Жители, оставшиеся в городе, заперли свои дома, опустив на окнах ставни, как перед входом вражеской армии. Они ждали сами не зная чего, но непременно ужасного, неотвратимо надвигавшегося, — апокалипсиса, не меньше. Ничего не понимавшие дети, глядя на трясущиххся от страха, истерично покрикивающих матерей, испуганно плакали. Их отцы в это время припали к окнам, готовые грудью защищать свои семьи, но совершенно не представляли, как. Все готовились не иначе как к последним дням, рисуя картины Страшного суда, однако все прошло на редкость мирно.
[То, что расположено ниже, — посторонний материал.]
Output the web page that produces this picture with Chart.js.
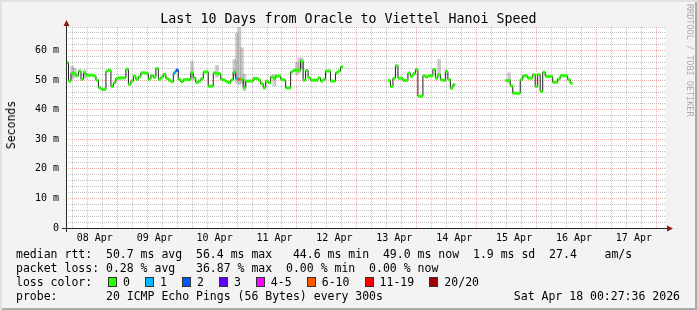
<!DOCTYPE html>
<html>
<head>
<meta charset="utf-8">
<script src="https://cdn.jsdelivr.net/npm/chart.js@4.4.1/dist/chart.umd.min.js"></script>
<style>
  html, body { margin: 0; padding: 0; }
  body { width: 697px; height: 310px; overflow: hidden; font-family: "DejaVu Sans Mono", monospace; }
  #frame {
    position: relative; width: 697px; height: 310px; background: #f3f3f3;
    box-shadow: inset 2px 2px 0 #e2e2e2, inset -2px -2px 0 #aaaaaa;
  }
  #chart-box { position: absolute; left: 0; top: 0; width: 697px; height: 310px; }
  .txt { position: absolute; white-space: pre; color: #000; font-size: 11.5px; line-height: 14px; }
  #title { left: 0; top: 12px; width: 697px; text-align: center; font-size: 13.3px; }
  #ylabel { left: 11px; top: 125px; transform: translate(-50%, -50%) rotate(-90deg); }
  #mark { left: 683px; top: 4px; writing-mode: vertical-rl; font-size: 8.5px; color: #acacac; }
  .box { position: absolute; width: 7px; height: 8px; border: 1px solid #333; }
</style>
</head>
<body>
<div id="frame">
  <div id="chart-box"><canvas id="rttChart"></canvas></div>
  <div class="txt" id="title">Last 10 Days from Oracle to Viettel Hanoi Speed</div>
  <div class="txt" id="ylabel">Seconds</div>
  <div class="txt" id="mark">RRDTOOL / TOBI OETIKER</div>
  <div class="txt" style="left:16px;top:247px">median rtt:  50.7 ms avg  56.4 ms max   44.6 ms min  49.0 ms now  1.9 ms sd  27.4    am/s</div>
  <div class="txt" style="left:16px;top:261px">packet loss: 0.28 % avg   36.87 % max  0.00 % min  0.00 % now</div>
  <div class="txt" style="left:16px;top:275px">loss color:</div>
  <div id="loss-legend"></div>
  <div class="txt" style="left:16px;top:289px">probe:       20 ICMP Echo Pings (56 Bytes) every 300s</div>
  <div class="txt" style="right:17px;top:289px">Sat Apr 18 00:27:36 2026</div>
</div>
<script>
// x axis is hours since the graph start (Apr 8 00:27:36)
const startMinute = 27.6 / 60;
const hoursShown = 240;
const dayLabels = ["08 Apr", "09 Apr", "10 Apr", "11 Apr", "12 Apr", "13 Apr", "14 Apr", "15 Apr", "16 Apr", "17 Apr"];
const yMax = 68;

// hourly median rtt in ms, three stretches with gaps between them
const seg1Start = 0;
const seg1Median = [
  56.0, 49.7, 52.3, 52.3, 51.5, 53.1, 50.3, 52.5, 51.7, 51.7, 51.7, 51.4, 50.0, 47.5, 46.9, 46.9,
  53.1, 53.4, 47.9, 49.2, 50.6, 50.8, 50.8, 50.8, 53.7, 48.6, 49.7, 51.4, 50.3, 51.2, 52.5, 52.5,
  52.3, 50.3, 51.6, 51.0, 54.0, 50.3, 51.1, 52.0, 50.6, 50.0, 49.5, 52.5, 53.4, 50.3, 49.5, 50.2,
  50.2, 50.2, 52.5, 50.8, 49.2, 49.7, 50.5, 52.8, 52.8, 48.0, 48.0, 52.5, 52.2, 52.2, 50.3, 50.0,
  49.5, 49.2, 50.1, 52.8, 50.5, 50.3, 50.3, 47.5, 49.7, 49.7, 49.7, 50.6, 50.6, 50.0, 48.8, 47.4,
  49.7, 49.2, 51.1, 50.6, 51.4, 51.4, 50.3, 50.0, 47.4, 47.4, 52.8, 53.4, 53.4, 53.4, 56.4, 50.0,
  53.3, 50.8, 50.0, 50.0, 50.0, 50.8, 49.7, 50.3, 53.1, 53.1, 49.7, 49.7, 52.5, 53.1, 54.5
];
const seg2Start = 129;
const seg2Median = [
  49.9, 47.9, 50.7, 54.9, 50.7, 50.7, 49.9, 49.9, 52.4, 51.3, 52.2, 53.6, 44.6, 44.6,
  51.5, 51.1, 51.5, 51.5, 53.6, 50.7, 51.9, 50.2, 49.9, 53.0, 50.2, 47.3, 48.5
];
const seg3Start = 176;
const seg3Median = [
  49.9, 49.9, 48.1, 45.6, 45.6, 45.6, 50.2, 51.5, 51.5, 50.7, 50.7, 51.9, 47.9, 51.9,
  46.2, 52.7, 51.3, 51.3, 51.3, 49.3, 49.3, 50.4, 51.5, 51.5, 51.5, 50.2, 49.0
];

// hours where some pings were lost, and how many
const lossHours = [43, 44, 68, 69];
const lossPings = [1, 2, 1, 7];

// visible smoke (spread of the 20 pings) around the median
const smokeHours = [2, 3, 7, 50, 60, 67, 68, 69, 70, 71, 83, 92, 93, 94, 149, 177];
const smokeLow = [50.5, 51.0, 50.5, 50.3, 51.0, 51.0, 49.0, 48.5, 49.0, 46.5, 48.0, 52.0, 52.5, 54.0, 52.0, 49.0];
const smokeHigh = [54.8, 54.0, 53.5, 56.5, 55.0, 57.0, 66.0, 68.0, 61.0, 52.0, 52.0, 56.0, 57.5, 57.5, 57.0, 52.5];

const lossNames = ["0", "1", "2", "3", "4-5", "6-10", "11-19", "20/20"];
const lossColors = ["#26ff00", "#00b8ff", "#0059ff", "#5e00ff", "#ff00ff", "#ff5500", "#ff0000", "#a00000"];

function lossColor(pings) {
  if (pings === 0) return lossColors[0];
  if (pings <= 3) return lossColors[pings];
  if (pings <= 5) return lossColors[4];
  if (pings <= 10) return lossColors[5];
  if (pings <= 19) return lossColors[6];
  return lossColors[7];
}

// loss colour legend row
const legendRow = document.getElementById("loss-legend");
let lx = 108;
lossNames.forEach((name, i) => {
  const box = document.createElement("div");
  box.className = "box";
  box.style.left = lx + "px";
  box.style.top = "277px";
  box.style.background = lossColors[i];
  legendRow.appendChild(box);
  const label = document.createElement("div");
  label.className = "txt";
  label.style.left = (lx + 15) + "px";
  label.style.top = "275px";
  label.textContent = name;
  legendRow.appendChild(label);
  lx += 15 + name.length * 6.96 + 15;
});

const medianPoints = [];
[[seg1Start, seg1Median], [seg2Start, seg2Median], [seg3Start, seg3Median]].forEach(([start, values]) => {
  values.forEach((v, i) => medianPoints.push({ x: start + i + 0.5, y: v }));
  medianPoints.push({ x: start + values.length + 0.5, y: null });
});

const smokeBars = smokeHours.map((h, i) => ({ x: h + 0.5, y: [smokeLow[i], smokeHigh[i]] }));

const xTicks = [];
for (let k = 1; k * 6 - startMinute < hoursShown; k++) xTicks.push(k * 6 - startMinute);
const yTicks = [];
for (let v = 0; v <= yMax; v += 2) yTicks.push(v);

const gridGray = "rgba(150,150,150,0.55)";
const gridRed = "rgba(235,120,120,0.6)";

const frameAndAxes = {
  id: "frameAndAxes",
  beforeDraw(chart) {
    const { ctx, chartArea: a } = chart;
    ctx.save();
    ctx.fillStyle = "#ffffff";
    ctx.fillRect(a.left, a.top, a.right - a.left, a.bottom - a.top);
    ctx.restore();
  },
  afterDatasetsDraw(chart) {
    const { ctx, chartArea: a } = chart;
    const x0 = Math.round(a.left) + 0.5;
    const y0 = Math.round(a.bottom) + 0.5;
    ctx.save();
    ctx.strokeStyle = "#2a2a2a";
    ctx.lineWidth = 1;
    ctx.beginPath();
    ctx.moveTo(x0, a.bottom + 4);
    ctx.lineTo(x0, a.top - 4);
    ctx.moveTo(a.left - 4, y0);
    ctx.lineTo(a.right + 3, y0);
    ctx.stroke();
    ctx.fillStyle = "#8b1a1a";
    ctx.beginPath();
    ctx.moveTo(x0, a.top - 7);
    ctx.lineTo(x0 - 3, a.top - 1);
    ctx.lineTo(x0 + 3, a.top - 1);
    ctx.fill();
    ctx.beginPath();
    ctx.moveTo(a.right + 8, y0);
    ctx.lineTo(a.right + 2, y0 - 3);
    ctx.lineTo(a.right + 2, y0 + 3);
    ctx.fill();
    ctx.restore();
  }
};

Chart.defaults.font.family = "'DejaVu Sans Mono', monospace";
Chart.defaults.color = "#000";

new Chart(document.getElementById("rttChart"), {
  type: "line",
  data: {
    datasets: [
      {
        type: "bar",
        data: smokeBars,
        backgroundColor: "rgba(140,140,140,0.45)",
        barThickness: 3,
        grouped: false,
        order: 3
      },
      {
        data: medianPoints,
        stepped: "middle",
        borderColor: "#202020",
        borderWidth: 1,
        pointRadius: 0,
        spanGaps: false,
        order: 2
      },
      {
        data: medianPoints,
        showLine: false,
        pointStyle: "line",
        pointRadius: 1.3,
        pointHoverRadius: 1.3,
        pointBorderWidth: 3,
        pointBorderColor: ctx => {
          const p = ctx.raw;
          if (!p) return lossColors[0];
          const idx = lossHours.indexOf(Math.floor(p.x));
          return lossColor(idx >= 0 ? lossPings[idx] : 0);
        },
        order: 1
      }
    ]
  },
  options: {
    responsive: true,
    maintainAspectRatio: false,
    animation: false,
    devicePixelRatio: 1,
    layout: { padding: { left: 0, right: 32, top: 27, bottom: 62 } },
    plugins: { legend: { display: false }, tooltip: { enabled: false } },
    scales: {
      x: {
        type: "linear",
        min: 0,
        max: hoursShown,
        offset: false,
        afterBuildTicks: scale => { scale.ticks = xTicks.map(v => ({ value: v })); },
        afterFit: scale => { scale.height = 20; },
        grid: {
          drawTicks: false,
          color: ctx => {
            if (!ctx.tick) return gridGray;
            const k = Math.round((ctx.tick.value + startMinute) / 6);
            return k % 4 === 0 ? gridRed : gridGray;
          }
        },
        border: { display: false, dash: [1, 1] },
        ticks: {
          autoSkip: false,
          maxRotation: 0,
          padding: 4,
          font: { size: 10 },
          callback: value => {
            const k = Math.round((value + startMinute) / 6);
            return k % 4 === 2 ? dayLabels[(k - 2) / 4] : "";
          }
        }
      },
      y: {
        min: 0,
        max: yMax,
        afterBuildTicks: scale => { scale.ticks = yTicks.map(v => ({ value: v })); },
        afterFit: scale => { scale.width = 66; },
        grid: {
          drawTicks: false,
          color: ctx => {
            if (!ctx.tick) return gridGray;
            const v = ctx.tick.value;
            if (v === 0) return "rgba(0,0,0,0)";
            return v % 10 === 0 ? gridRed : gridGray;
          }
        },
        border: { display: false, dash: [1, 1] },
        ticks: {
          autoSkip: false,
          padding: 7,
          font: { size: 10 },
          callback: v => (v % 10 === 0 ? (v === 0 ? "0" : v + " m") : "")
        }
      }
    }
  },
  plugins: [frameAndAxes]
});
</script>
</body>
</html>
Оказавшись в привычной обстановке, на улицах, где провели большую часть жизни, сомнамбулы разбрелись по своим домам. Они действовали рефлекторно, на автопилоте. Их встретили забаррикадированные двери и наглухо закрытые окна. Они пробовали в них стучать. Им не открывали. Однако уходить сомнамбулы не собирались, продолжая топтаться на тротуарах. Ощупывая стены, они проводили ладонями по штукатурке, оставлявшей белую сажу, и начинали выть. Их вой подхватывали другие сомнамбулы, попавшие в такое же положение, и вскоре над городом стоял невыносимый рев, будто включили сирену воздушной тревоги.
— И собака скулит, если ее домой не пускают, — перекрикивал вой священник, расхаживая по улицам. — Будьте же людьми, это же ваши родственники. Помогите им, они и так настрадались.
— Вот и забирай их к себе в церковь! — раздалось из одного окна.